Ermittelt wird dieser Verkehrswert eines Grundstücks von der jeweils zuständigen Landesbehörde im Einzelfall durch ein Verkehrswertgutachten, wie die Bundesregierung auf Anfrage der Linken kürzlich mitteilte.
Wie läuft ein Enteignungsverfahren ab?
Der Ablauf eines Enteignungsverfahrens wird laut Umweltministerium grundsätzlich durch das Bayerische Gesetz über die entschädigungspflichtige Enteignung bestimmt. "Nach entsprechender Antragstellung wirkt die zuständige Kreisverwaltungsbehörde als Enteignungsbehörde zunächst darauf hin, die widerstreitenden Interessen der Beteiligten zu einem befriedigenden Ausgleich zu führen und eine Einigung herbeizuführen."
Wenn eine Einigung nicht möglich sei, werde über eine Enteignung entschieden - und gleichzeitig der Umfang der Entschädigung festgelegt. Im Rahmen des Verfahrens komme auch der Gutachterausschuss zusammen.
Was will Glauber ändern?
Umweltminister Thorsten Glauber kündigte vergangene Woche im Umweltausschuss des Landtags an, Enteignungen durch eine Änderung des Wassergesetzes erleichtern zu wollen. Geplant ist - so das Umweltministerium auf BR-Anfrage -, "in das Bayerische Wassergesetz eine Regelung aufzunehmen, die festschreibt, dass Maßnahmen des Hochwasserschutzes im überragenden öffentlichen Interesse liegen". Dadurch bekäme der Hochwasserschutz den Angaben zufolge gegenüber konkurrierenden Belangen in behördlichen Abwägungen ein noch stärkeres Gewicht. "Das gilt auch für sich möglicherweise anschließende gerichtliche Verfahren."

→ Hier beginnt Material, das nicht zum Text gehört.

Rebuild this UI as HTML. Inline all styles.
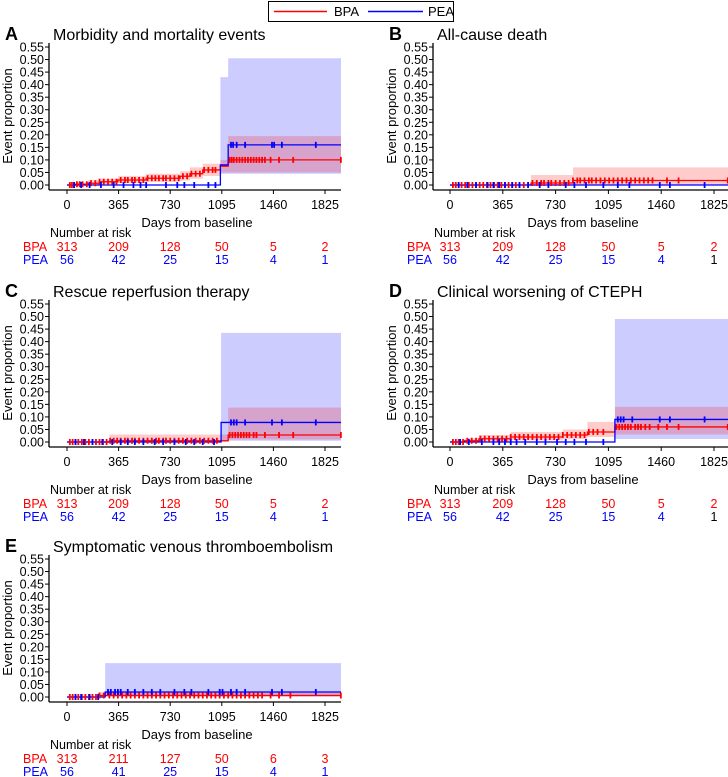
<!DOCTYPE html>
<html><head><meta charset="utf-8"><style>
html,body{margin:0;padding:0;background:#fff;}
svg{display:block;font-family:"Liberation Sans",sans-serif;}
</style></head><body>
<svg id="fig" width="728" height="777" viewBox="0 0 728 777" xmlns="http://www.w3.org/2000/svg">
<g>
<rect x="268.5" y="1.5" width="185" height="20" fill="#fff" stroke="#000" stroke-width="1"/>
<line x1="274" y1="11.5" x2="327" y2="11.5" stroke="#f00" stroke-width="1.5"/>
<text x="334" y="16" font-size="13" fill="#000">BPA</text>
<line x1="368" y1="11.5" x2="423" y2="11.5" stroke="#00f" stroke-width="1.5"/>
<text x="428" y="16" font-size="13" fill="#000">PEA</text>
</g>
</svg>
<script>
// ---- Data ----
const tickDays = [0,365,730,1095,1460,1825];
const yTicks = [0,0.05,0.10,0.15,0.20,0.25,0.30,0.35,0.40,0.45,0.50,0.55];
const yTickLabels = ["0.00","0.05","0.10","0.15","0.20","0.25","0.30","0.35","0.40","0.45","0.50","0.55"];
const panelLetters = ["A","B","C","D","E"];
const panelTitles = ["Morbidity and mortality events","All-cause death","Rescue reperfusion therapy","Clinical worsening of CTEPH","Symptomatic venous thromboembolism"];

// Panel A
const aBpaT = [0,60,150,230,360,560,800,870,960,1085,1140];
const aBpaV = [0,0.003,0.007,0.013,0.02,0.027,0.035,0.045,0.06,0.075,0.10];
const aBpaLo = [0,0,0.001,0.004,0.008,0.013,0.018,0.025,0.036,0.05,0.05];
const aBpaHi = [0,0.01,0.02,0.025,0.035,0.045,0.055,0.07,0.085,0.1,0.195];
const aPeaT = [0,1085,1140];
const aPeaV = [0,0.08,0.16];
const aPeaLo = [0,0.045,0.045];
const aPeaHi = [0,0.43,0.505];
const aBpaCens = [20,35,50,70,90,110,140,170,200,230,260,290,320,350,380,410,430,460,480,510,540,570,600,625,650,680,700,730,760,790,820,850,880,910,940,970,1000,1030,1050,1150,1165,1180,1200,1220,1240,1260,1280,1300,1320,1340,1360,1380,1400,1440,1500,1600,1940];
const aPeaCens = [50,100,160,240,330,400,470,520,560,700,780,830,900,1000,1050,1160,1175,1200,1260,1450,1465,1520,1760];
// Panel B
const bBpaT = [0,560,850];
const bBpaV = [0,0.008,0.018];
const bBpaLo = [0,0,0.002];
const bBpaHi = [0,0.04,0.07];
const bPeaT = [0];
const bPeaV = [0];
const bPeaLo = [0];
const bPeaHi = [0];
const bBpaCens = [20,40,60,80,105,130,155,180,205,230,255,280,305,330,355,380,405,430,455,480,510,540,570,600,630,650,680,700,730,760,790,820,850,880,900,930,960,980,1010,1040,1070,1100,1130,1160,1190,1220,1250,1280,1310,1340,1370,1400,1500,1580,1920];
const bPeaCens = [60,120,180,260,300,340,380,430,480,540,620,680,800,860,940,1060,1160,1240,1450,1520,1760];
// Panel C
const cBpaT = [0,300,1140];
const cBpaV = [0,0.005,0.028];
const cBpaLo = [0,0,0.01];
const cBpaHi = [0,0.03,0.137];
const cPeaT = [0,1090];
const cPeaV = [0,0.078];
const cPeaLo = [0,0.005];
const cPeaHi = [0,0.435];
const cBpaCens = [20,40,60,80,105,130,155,180,205,230,255,280,305,330,355,380,410,430,460,480,510,540,570,600,630,650,680,700,730,760,790,820,850,880,910,940,970,1000,1030,1060,1150,1170,1190,1210,1230,1250,1270,1290,1320,1340,1400,1500,1600,1940];
const cPeaCens = [60,120,180,250,320,380,430,480,540,620,680,760,840,900,960,1040,1160,1180,1200,1260,1450,1520,1760];
// Panel D
const dBpaT = [0,100,200,420,780,950,1140];
const dBpaV = [0,0.005,0.013,0.02,0.028,0.04,0.06];
const dBpaLo = [0,0,0.003,0.007,0.012,0.02,0.03];
const dBpaHi = [0,0.015,0.028,0.04,0.05,0.08,0.14];
const dPeaT = [0,1140];
const dPeaV = [0,0.09];
const dPeaLo = [0,0.012];
const dPeaHi = [0,0.49];
const dBpaCens = [20,40,60,90,120,150,180,210,240,270,300,330,360,390,420,450,480,510,540,570,600,630,660,690,720,750,780,810,840,870,900,930,960,990,1020,1060,1150,1170,1190,1210,1230,1250,1280,1300,1320,1350,1380,1440,1500,1580,1920];
const dPeaCens = [70,130,220,300,340,380,420,460,520,600,660,740,800,860,940,1060,1160,1180,1200,1260,1450,1520,1760];
// Panel E
const eBpaT = [0,220];
const eBpaV = [0,0.006];
const eBpaLo = [0,0.001];
const eBpaHi = [0,0.018];
const ePeaT = [0,270];
const ePeaV = [0,0.02];
const ePeaLo = [0,0.003];
const ePeaHi = [0,0.135];
const eBpaCens = [20,40,60,80,105,130,155,180,205,230,260,300,330,360,390,420,450,480,510,540,570,600,630,660,690,720,750,780,810,840,870,900,930,960,990,1020,1050,1080,1110,1140,1170,1200,1230,1260,1290,1320,1350,1380,1440,1500,1580,1940];
const ePeaCens = [60,100,160,220,290,310,340,360,380,430,480,540,600,660,760,830,880,1000,1080,1100,1160,1200,1260,1450,1520,1760];

const bpaRisk = [[313,209,128,50,5,2],[313,209,128,50,5,2],[313,209,128,50,5,2],[313,209,128,50,5,2],[313,211,127,50,6,3]];
const peaRisk = [[56,42,25,15,4,1],[56,42,25,15,4,1],[56,42,25,15,4,1],[56,42,25,15,4,1],[56,41,25,15,4,1]];

const series = [
 [aBpaT,aBpaV,aBpaLo,aBpaHi,aBpaCens,aPeaT,aPeaV,aPeaLo,aPeaHi,aPeaCens],
 [bBpaT,bBpaV,bBpaLo,bBpaHi,bBpaCens,bPeaT,bPeaV,bPeaLo,bPeaHi,bPeaCens],
 [cBpaT,cBpaV,cBpaLo,cBpaHi,cBpaCens,cPeaT,cPeaV,cPeaLo,cPeaHi,cPeaCens],
 [dBpaT,dBpaV,dBpaLo,dBpaHi,dBpaCens,dPeaT,dPeaV,dPeaLo,dPeaHi,dPeaCens],
 [eBpaT,eBpaV,eBpaLo,eBpaHi,eBpaCens,ePeaT,ePeaV,ePeaLo,ePeaHi,ePeaCens]
];

// ---- Drawing ----
const NS = "http://www.w3.org/2000/svg";
const svg = document.getElementById("fig");
function mk(tag, attrs, parent){
  const e = document.createElementNS(NS, tag);
  for (const k in attrs) e.setAttribute(k, attrs[k]);
  parent.appendChild(e);
  return e;
}
const layout = [
 {x0:67,x1:325,ax:49,right:341,dy:0},
 {x0:450,x1:714,ax:433,right:728,dy:0},
 {x0:67,x1:325,ax:49,right:341,dy:257},
 {x0:450,x1:714,ax:433,right:728,dy:257},
 {x0:67,x1:325,ax:49,right:341,dy:512}
];
function stepPath(T,V,xs,ys,endDay){
  let d = "M"+xs(T[0])+","+ys(V[0]);
  for(let i=1;i<T.length;i++){ d += " H"+xs(T[i])+" V"+ys(V[i]); }
  d += " H"+xs(endDay);
  return d;
}
function bandPath(T,Lo,Hi,xs,ys,endDay){
  let d = "M"+xs(T[0])+","+ys(Hi[0]);
  for(let i=1;i<T.length;i++){ d += " H"+xs(T[i])+" V"+ys(Hi[i]); }
  d += " H"+xs(endDay)+" V"+ys(Lo[Lo.length-1]);
  for(let i=T.length-1;i>=1;i--){ d += " H"+xs(T[i])+" V"+ys(Lo[i-1]); }
  d += " H"+xs(T[0])+" Z";
  return d;
}
function valAt(T,V,t){ let v=V[0]; for(let i=0;i<T.length;i++){ if(t>=T[i]) v=V[i]; } return v; }

layout.forEach((L,p)=>{
  const g = mk("g",{},svg);
  
  
  const y0 = 185+L.dy, yTop = 47+L.dy;
  const k = (L.x1-L.x0)/1825;
  const xs = d => L.x0 + d*k;
  const ys = v => y0 - v/0.55*(y0-yTop);
  const endDay = (L.right - L.x0)/k;
  const lt = mk("text",{x:L.ax-44,y:L.dy+40,"font-size":18,"font-weight":"bold"},g);
  lt.textContent = panelLetters[p];
  
  
  const tt = mk("text",{x:L.ax+4,y:L.dy+40,"font-size":16},g);
  tt.textContent = panelTitles[p];
  
  
  const S = series[p];
  const pb = mk("path",{d:bandPath(S[5],S[7],S[8],xs,ys,endDay),fill:"rgba(0,0,255,0.2)"},g);
  
  
  const bb = mk("path",{d:bandPath(S[0],S[2],S[3],xs,ys,endDay),fill:"rgba(255,0,0,0.2)"},g);
  
  
  const bl = mk("path",{d:stepPath(S[0],S[1],xs,ys,endDay),fill:"none",stroke:"#f00","stroke-width":1.3},g);
  
  
  const pl = mk("path",{d:stepPath(S[5],S[6],xs,ys,endDay),fill:"none",stroke:"#00f","stroke-width":1.3},g);
  
  
  S[4].forEach(t=>{ if(t>endDay) t=endDay-1; const y=ys(valAt(S[0],S[1],t));
    const m = mk("line",{x1:xs(t),x2:xs(t),y1:y-3,y2:y+3,stroke:"#f00","stroke-width":1.8},g);
    
     });
  S[9].forEach(t=>{ const y=ys(valAt(S[5],S[6],t));
    const m = mk("line",{x1:xs(t),x2:xs(t),y1:y-3,y2:y+3,stroke:"#00f","stroke-width":1.8},g);
    
     });
  const ya = mk("line",{x1:L.ax,x2:L.ax,y1:yTop-4,y2:y0+5,stroke:"#000","stroke-width":1.3},g);
  
  
  const xa = mk("line",{x1:L.ax,x2:L.right,y1:y0+5,y2:y0+5,stroke:"#000","stroke-width":1.3},g);
  
  
  yTicks.forEach((v,i)=>{
    mk("line",{x1:L.ax-4,x2:L.ax,y1:ys(v),y2:ys(v),stroke:"#000"},g);
    const t = mk("text",{x:L.ax-5,y:ys(v)+4.5,"font-size":12.5,"text-anchor":"end"},g);
    t.textContent = yTickLabels[i];
    
    
  });
  tickDays.forEach(d=>{
    mk("line",{x1:xs(d),x2:xs(d),y1:y0+5,y2:y0+9,stroke:"#000"},g);
    const t = mk("text",{x:xs(d),y:y0+24,"font-size":12.5,"text-anchor":"middle"},g);
    t.textContent = d;
    
    
  });
  const xt = mk("text",{x:(L.x0+L.x1)/2+1,y:y0+42,"font-size":13,"text-anchor":"middle"},g);
  xt.textContent = "Days from baseline";
  
  
  const yt = mk("text",{x:0,y:0,"font-size":13,"text-anchor":"middle",transform:"translate("+(L.ax-37)+","+((y0+yTop)/2)+") rotate(-90)"},g);
  yt.textContent = "Event proportion";
  
  
  const nr = mk("text",{x:L.ax+1,y:y0+52,"font-size":12.5},g);
  nr.textContent = "Number at risk";
  
  
  const rl1 = mk("text",{x:L.ax-26,y:y0+66,"font-size":12.5,fill:"#f00"},g);
  rl1.textContent = "BPA";
  
  
  const rl2 = mk("text",{x:L.ax-26,y:y0+79,"font-size":12.5,fill:"#00f"},g);
  rl2.textContent = "PEA";
  
  
  tickDays.forEach((d,i)=>{
    const a = mk("text",{x:xs(d),y:y0+66,"font-size":12.5,fill:"#f00","text-anchor":"middle"},g);
    a.textContent = bpaRisk[p][i];
    
    
    const black = (p===1||p===3) && i===5;
    const b = mk("text",{x:xs(d),y:y0+79,"font-size":12.5,fill:black?"#000":"#00f","text-anchor":"middle"},g);
    b.textContent = peaRisk[p][i];
    
    
  });
});
</script>
</body></html>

Nach Auffassung von Burgi ist der Rechtsrahmen "eigentlich nicht das Problem", zusätzliche Vorschriften in großem Stil seien nicht nötig. Vielmehr gehe es darum, den Rechtsrahmen schneller und konsequenter anzuwenden.
Minister Glauber zeigt sich im BR-Interview überzeugt, dass allein schon eine drohende Enteignung die Verhandlungen mit dem Grundstückseigentümer beschleunigen kann: "Mit der sogenannten Beantragung der Enteignung beim jeweiligen Landratsamt merkt man auch, dass die Gesprächsbereitschaft plötzlich wieder zurückkehrt."